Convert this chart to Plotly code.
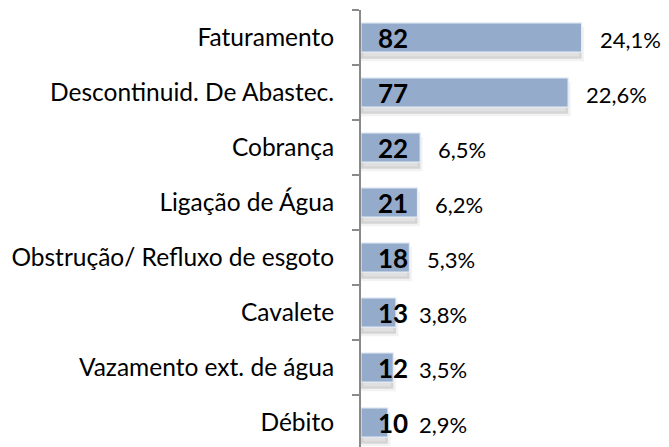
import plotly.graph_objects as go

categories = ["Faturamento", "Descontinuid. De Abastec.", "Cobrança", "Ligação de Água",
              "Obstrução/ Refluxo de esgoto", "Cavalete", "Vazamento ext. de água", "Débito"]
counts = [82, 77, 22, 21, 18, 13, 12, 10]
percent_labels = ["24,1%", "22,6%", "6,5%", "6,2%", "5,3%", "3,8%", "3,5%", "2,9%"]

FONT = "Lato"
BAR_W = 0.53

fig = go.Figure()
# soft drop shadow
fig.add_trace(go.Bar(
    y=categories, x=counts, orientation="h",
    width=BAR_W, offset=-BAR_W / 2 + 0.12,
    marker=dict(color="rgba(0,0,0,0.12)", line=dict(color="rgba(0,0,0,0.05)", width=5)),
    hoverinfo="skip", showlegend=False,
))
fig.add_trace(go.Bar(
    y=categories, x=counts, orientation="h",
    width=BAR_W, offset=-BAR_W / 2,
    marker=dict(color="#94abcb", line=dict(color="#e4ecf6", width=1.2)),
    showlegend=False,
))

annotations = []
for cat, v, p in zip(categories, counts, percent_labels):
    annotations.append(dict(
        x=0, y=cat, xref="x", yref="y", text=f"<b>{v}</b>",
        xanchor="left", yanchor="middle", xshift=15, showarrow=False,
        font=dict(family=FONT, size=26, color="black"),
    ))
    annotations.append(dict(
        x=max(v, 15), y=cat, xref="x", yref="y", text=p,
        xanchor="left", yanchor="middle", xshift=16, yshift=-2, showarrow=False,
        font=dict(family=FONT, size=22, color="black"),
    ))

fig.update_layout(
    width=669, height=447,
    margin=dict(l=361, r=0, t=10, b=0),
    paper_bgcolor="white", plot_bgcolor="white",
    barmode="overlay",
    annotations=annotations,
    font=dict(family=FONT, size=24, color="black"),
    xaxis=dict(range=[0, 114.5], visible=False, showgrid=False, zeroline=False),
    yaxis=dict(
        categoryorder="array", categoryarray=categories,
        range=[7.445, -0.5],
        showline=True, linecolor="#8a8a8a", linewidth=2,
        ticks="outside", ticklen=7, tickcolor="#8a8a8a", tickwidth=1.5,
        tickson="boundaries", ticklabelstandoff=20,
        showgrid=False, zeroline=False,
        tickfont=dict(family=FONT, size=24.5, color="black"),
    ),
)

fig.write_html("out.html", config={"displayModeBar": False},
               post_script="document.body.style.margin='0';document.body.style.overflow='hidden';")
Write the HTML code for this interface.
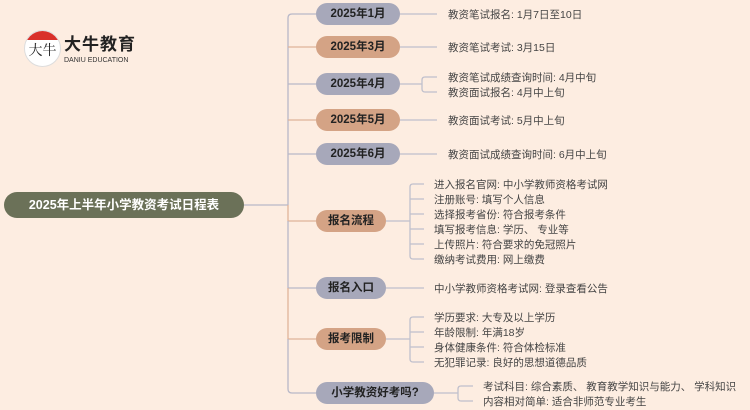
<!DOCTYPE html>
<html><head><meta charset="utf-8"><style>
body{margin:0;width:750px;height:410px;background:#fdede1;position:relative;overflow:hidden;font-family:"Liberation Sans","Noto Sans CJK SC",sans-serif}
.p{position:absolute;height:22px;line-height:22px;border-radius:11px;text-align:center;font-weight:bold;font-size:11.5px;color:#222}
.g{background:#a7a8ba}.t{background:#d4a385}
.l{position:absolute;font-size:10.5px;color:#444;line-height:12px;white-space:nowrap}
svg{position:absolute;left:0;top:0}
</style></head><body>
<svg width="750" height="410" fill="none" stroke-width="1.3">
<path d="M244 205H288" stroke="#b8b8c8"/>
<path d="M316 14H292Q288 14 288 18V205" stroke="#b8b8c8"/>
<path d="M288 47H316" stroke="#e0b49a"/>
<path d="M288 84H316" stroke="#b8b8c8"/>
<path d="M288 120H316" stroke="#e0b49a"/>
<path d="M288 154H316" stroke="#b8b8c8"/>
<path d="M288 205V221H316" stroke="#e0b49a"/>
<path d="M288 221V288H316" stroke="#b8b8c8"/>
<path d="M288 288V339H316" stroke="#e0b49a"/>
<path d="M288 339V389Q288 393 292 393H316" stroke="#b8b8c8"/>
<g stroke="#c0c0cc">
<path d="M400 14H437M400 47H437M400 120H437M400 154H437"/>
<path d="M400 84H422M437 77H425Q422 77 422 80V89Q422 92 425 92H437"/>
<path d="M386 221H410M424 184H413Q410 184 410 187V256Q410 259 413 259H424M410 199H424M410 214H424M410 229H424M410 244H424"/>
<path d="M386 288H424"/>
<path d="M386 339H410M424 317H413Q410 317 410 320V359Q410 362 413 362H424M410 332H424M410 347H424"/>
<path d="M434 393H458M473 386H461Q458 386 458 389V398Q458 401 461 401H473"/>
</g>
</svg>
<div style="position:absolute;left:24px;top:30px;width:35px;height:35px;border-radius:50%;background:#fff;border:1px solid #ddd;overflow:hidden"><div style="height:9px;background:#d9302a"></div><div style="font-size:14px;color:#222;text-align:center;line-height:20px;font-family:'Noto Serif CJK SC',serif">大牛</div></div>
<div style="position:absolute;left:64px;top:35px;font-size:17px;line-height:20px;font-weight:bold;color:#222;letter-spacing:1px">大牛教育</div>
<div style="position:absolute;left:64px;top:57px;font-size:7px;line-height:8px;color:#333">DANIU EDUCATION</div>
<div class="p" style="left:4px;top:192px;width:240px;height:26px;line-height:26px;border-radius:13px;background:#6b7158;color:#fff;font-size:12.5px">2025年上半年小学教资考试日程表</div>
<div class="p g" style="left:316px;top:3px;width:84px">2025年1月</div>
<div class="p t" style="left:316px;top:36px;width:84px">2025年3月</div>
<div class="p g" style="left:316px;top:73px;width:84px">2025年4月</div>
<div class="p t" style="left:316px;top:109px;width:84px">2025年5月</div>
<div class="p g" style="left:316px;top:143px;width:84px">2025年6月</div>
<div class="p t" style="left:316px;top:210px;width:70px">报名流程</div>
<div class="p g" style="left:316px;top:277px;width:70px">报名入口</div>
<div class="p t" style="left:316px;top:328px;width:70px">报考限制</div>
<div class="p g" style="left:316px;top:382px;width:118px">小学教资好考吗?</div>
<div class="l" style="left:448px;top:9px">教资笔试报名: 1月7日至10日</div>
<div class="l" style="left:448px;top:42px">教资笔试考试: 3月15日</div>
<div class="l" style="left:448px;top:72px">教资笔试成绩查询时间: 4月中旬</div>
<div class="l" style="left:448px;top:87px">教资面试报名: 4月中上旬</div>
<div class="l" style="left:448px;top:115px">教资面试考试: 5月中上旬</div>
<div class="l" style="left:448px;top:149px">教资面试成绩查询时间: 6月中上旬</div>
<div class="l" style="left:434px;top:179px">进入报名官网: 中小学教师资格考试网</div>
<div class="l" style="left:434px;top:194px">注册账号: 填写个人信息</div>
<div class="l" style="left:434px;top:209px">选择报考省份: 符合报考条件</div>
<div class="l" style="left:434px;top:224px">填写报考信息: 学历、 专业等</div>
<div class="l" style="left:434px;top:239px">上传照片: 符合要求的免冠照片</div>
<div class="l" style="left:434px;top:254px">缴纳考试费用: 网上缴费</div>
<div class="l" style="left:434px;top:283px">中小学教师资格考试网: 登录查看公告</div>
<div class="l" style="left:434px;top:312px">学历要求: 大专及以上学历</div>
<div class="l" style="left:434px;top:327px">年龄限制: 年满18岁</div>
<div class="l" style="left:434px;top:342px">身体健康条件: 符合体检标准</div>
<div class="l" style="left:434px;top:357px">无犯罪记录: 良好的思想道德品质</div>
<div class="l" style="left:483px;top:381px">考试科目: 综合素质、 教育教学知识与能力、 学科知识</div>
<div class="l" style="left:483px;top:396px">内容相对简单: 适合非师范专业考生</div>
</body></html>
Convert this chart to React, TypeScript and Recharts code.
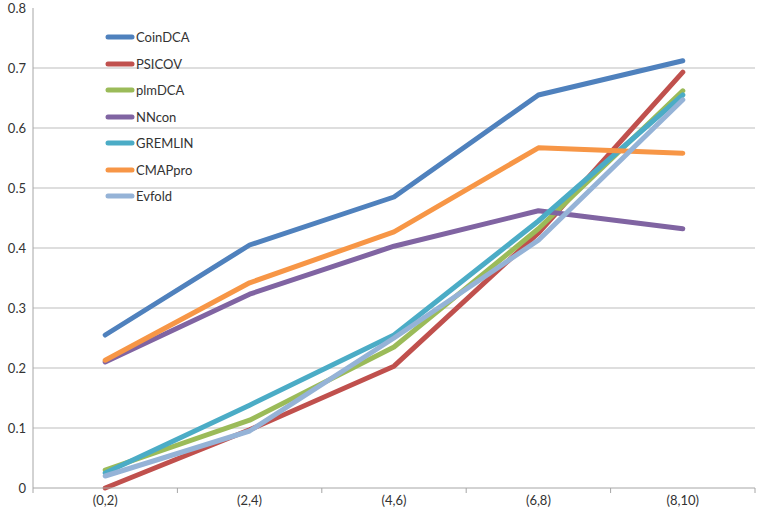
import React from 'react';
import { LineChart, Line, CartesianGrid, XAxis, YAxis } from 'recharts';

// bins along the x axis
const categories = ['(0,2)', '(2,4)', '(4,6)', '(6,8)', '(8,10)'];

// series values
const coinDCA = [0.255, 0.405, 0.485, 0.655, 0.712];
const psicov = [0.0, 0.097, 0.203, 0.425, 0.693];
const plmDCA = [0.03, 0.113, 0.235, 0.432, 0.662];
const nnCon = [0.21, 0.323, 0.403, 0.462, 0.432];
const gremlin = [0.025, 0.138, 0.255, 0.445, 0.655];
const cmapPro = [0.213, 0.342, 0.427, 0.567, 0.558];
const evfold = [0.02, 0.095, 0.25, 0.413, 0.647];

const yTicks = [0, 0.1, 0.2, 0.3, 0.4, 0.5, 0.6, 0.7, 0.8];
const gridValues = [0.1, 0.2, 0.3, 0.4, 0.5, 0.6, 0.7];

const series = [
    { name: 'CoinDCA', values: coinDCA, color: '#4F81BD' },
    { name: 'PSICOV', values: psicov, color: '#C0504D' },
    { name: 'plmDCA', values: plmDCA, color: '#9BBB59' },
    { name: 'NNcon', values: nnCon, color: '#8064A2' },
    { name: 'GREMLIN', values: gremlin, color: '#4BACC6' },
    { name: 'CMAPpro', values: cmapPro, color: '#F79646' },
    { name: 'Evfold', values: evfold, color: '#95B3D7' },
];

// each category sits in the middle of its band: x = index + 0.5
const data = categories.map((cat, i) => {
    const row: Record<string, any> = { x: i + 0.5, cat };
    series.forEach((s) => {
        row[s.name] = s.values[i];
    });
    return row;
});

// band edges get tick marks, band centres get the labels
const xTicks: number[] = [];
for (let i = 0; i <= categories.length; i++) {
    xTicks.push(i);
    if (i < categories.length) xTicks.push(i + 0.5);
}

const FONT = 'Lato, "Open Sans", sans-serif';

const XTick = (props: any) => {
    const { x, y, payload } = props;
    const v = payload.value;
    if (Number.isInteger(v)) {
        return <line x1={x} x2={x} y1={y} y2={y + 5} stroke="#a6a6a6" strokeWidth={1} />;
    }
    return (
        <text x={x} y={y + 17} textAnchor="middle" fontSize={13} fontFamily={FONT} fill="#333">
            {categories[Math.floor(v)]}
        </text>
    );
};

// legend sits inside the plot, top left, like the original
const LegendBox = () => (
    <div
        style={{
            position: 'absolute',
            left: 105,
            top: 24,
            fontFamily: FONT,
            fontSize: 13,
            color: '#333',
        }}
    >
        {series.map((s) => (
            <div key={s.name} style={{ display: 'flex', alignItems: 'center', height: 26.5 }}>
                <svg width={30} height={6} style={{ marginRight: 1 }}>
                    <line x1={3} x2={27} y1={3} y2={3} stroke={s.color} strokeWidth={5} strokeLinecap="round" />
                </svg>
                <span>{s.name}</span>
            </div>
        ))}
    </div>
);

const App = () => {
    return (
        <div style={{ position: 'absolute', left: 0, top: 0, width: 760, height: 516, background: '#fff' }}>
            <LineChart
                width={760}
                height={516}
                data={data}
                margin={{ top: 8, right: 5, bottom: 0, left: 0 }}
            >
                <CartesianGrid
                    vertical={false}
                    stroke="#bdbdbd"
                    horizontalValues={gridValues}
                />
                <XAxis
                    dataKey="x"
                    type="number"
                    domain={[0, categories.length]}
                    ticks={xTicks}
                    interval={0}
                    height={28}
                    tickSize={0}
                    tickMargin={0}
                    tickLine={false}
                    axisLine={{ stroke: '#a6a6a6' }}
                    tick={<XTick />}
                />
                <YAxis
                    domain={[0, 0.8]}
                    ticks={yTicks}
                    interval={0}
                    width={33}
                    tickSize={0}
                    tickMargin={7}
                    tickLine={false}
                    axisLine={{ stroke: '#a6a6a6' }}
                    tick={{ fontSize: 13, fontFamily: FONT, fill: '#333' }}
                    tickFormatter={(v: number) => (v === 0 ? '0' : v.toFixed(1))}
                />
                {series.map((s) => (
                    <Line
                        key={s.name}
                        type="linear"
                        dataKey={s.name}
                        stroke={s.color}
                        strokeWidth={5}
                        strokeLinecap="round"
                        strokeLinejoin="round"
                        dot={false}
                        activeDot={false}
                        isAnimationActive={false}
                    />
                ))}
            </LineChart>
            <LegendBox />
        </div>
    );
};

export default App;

* * *

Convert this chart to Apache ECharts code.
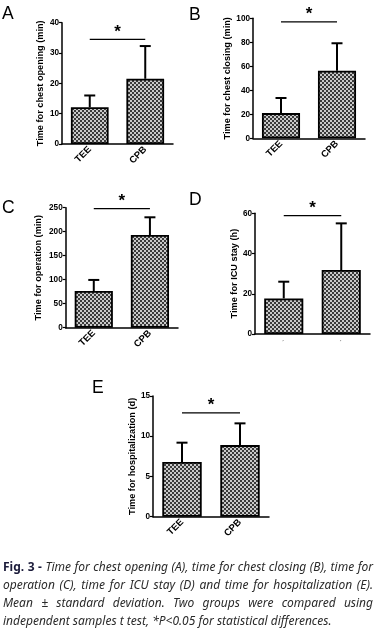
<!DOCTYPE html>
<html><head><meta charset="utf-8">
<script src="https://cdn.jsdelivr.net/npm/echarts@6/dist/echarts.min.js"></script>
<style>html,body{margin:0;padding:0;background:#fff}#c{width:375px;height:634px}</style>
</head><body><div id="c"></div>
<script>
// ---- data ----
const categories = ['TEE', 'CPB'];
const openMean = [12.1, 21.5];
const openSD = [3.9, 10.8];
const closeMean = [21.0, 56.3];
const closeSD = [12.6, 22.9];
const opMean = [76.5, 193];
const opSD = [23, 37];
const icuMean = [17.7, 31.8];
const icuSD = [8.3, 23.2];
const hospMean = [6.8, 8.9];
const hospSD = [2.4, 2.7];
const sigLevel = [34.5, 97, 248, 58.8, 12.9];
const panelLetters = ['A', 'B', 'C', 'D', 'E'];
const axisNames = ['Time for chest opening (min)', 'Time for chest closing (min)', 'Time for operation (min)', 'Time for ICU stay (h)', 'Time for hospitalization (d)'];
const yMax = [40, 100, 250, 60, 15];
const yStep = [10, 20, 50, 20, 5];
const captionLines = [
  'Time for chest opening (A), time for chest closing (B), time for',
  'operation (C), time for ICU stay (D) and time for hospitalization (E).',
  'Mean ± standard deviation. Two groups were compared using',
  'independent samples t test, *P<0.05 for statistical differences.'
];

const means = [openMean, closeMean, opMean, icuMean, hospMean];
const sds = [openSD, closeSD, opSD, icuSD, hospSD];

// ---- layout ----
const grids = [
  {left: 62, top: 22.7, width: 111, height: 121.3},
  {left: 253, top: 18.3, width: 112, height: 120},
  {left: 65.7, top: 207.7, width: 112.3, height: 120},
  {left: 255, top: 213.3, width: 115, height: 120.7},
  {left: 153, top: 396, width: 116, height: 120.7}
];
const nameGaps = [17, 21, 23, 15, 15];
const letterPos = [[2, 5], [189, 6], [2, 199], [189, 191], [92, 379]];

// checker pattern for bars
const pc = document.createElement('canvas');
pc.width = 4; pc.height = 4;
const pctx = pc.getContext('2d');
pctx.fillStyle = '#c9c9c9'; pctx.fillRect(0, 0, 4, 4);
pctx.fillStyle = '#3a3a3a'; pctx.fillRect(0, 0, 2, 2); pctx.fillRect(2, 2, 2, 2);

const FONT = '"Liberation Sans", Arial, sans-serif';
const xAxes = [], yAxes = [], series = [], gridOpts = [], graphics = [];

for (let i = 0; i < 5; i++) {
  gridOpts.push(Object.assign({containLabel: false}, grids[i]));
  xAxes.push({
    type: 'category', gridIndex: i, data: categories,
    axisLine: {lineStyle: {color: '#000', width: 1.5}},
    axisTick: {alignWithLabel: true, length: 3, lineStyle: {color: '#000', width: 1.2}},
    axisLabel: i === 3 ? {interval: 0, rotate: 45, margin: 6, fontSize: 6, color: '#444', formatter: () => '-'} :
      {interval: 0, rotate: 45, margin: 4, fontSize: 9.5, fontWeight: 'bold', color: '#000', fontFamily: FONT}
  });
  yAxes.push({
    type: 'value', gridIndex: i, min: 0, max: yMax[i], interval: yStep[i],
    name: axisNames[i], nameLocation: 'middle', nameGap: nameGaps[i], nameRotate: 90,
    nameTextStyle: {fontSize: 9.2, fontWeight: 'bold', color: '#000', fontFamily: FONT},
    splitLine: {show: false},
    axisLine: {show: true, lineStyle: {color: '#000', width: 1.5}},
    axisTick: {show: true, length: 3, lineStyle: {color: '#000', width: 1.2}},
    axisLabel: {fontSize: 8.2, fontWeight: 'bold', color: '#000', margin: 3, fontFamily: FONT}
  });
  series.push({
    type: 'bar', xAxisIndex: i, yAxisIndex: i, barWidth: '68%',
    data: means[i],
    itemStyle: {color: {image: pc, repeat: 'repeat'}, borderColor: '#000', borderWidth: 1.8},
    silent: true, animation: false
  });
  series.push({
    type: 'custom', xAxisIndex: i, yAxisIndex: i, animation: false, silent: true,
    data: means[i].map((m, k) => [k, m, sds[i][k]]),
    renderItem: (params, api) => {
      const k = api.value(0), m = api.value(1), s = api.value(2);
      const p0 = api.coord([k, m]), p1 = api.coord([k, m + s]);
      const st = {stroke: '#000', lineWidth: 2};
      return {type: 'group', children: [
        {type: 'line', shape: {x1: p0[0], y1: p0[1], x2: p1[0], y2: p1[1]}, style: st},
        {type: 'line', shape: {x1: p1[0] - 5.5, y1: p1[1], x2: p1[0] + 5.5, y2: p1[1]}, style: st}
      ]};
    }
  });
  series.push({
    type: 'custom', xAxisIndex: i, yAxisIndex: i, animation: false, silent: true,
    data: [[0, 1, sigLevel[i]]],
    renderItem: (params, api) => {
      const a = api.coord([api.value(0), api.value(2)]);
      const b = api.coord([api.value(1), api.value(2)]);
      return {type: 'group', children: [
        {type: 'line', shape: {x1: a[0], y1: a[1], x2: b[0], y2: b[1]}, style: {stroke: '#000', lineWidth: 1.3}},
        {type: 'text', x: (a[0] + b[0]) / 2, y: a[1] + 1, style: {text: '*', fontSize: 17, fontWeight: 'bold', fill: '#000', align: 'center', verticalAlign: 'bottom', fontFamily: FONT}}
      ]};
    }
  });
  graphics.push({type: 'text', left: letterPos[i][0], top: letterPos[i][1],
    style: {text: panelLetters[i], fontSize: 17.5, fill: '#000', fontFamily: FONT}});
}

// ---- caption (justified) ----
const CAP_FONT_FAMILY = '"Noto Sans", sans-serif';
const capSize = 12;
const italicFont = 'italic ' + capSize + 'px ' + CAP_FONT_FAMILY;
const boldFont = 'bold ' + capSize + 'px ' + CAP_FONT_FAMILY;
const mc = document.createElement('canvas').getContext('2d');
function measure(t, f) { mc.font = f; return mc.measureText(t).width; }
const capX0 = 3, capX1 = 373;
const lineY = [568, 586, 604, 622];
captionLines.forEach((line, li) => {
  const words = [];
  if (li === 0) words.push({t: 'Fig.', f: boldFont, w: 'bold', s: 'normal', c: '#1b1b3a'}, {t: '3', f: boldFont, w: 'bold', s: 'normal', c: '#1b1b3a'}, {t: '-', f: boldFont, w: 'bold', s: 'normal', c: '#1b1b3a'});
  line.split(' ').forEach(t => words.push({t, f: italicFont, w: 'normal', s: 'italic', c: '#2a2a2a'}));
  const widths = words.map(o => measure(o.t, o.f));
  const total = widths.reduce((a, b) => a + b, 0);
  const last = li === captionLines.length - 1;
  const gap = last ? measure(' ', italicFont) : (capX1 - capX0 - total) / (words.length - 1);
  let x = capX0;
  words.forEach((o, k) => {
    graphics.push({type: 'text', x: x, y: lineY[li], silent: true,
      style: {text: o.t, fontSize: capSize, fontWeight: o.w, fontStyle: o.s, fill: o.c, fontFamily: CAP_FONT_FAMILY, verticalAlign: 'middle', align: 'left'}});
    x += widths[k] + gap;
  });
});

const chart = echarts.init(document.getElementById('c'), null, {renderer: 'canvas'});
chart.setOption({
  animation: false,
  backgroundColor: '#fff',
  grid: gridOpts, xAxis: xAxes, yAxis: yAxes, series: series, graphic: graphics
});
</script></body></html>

What the exercise asks:
In the listing above, find the line with "Convert this chart to React, TypeScript" and the line with "['(0,2)', '(2,4)', '(4,6)', '(6,8)', '(8,10)'];". Copy both of them and every line between, exactly, but not the pictures.

Problem solution:
Convert this chart to React, TypeScript and Recharts code.
import React from 'react';
import { LineChart, Line, CartesianGrid, XAxis, YAxis } from 'recharts';

// bins along the x axis
const categories = ['(0,2)', '(2,4)', '(4,6)', '(6,8)', '(8,10)'];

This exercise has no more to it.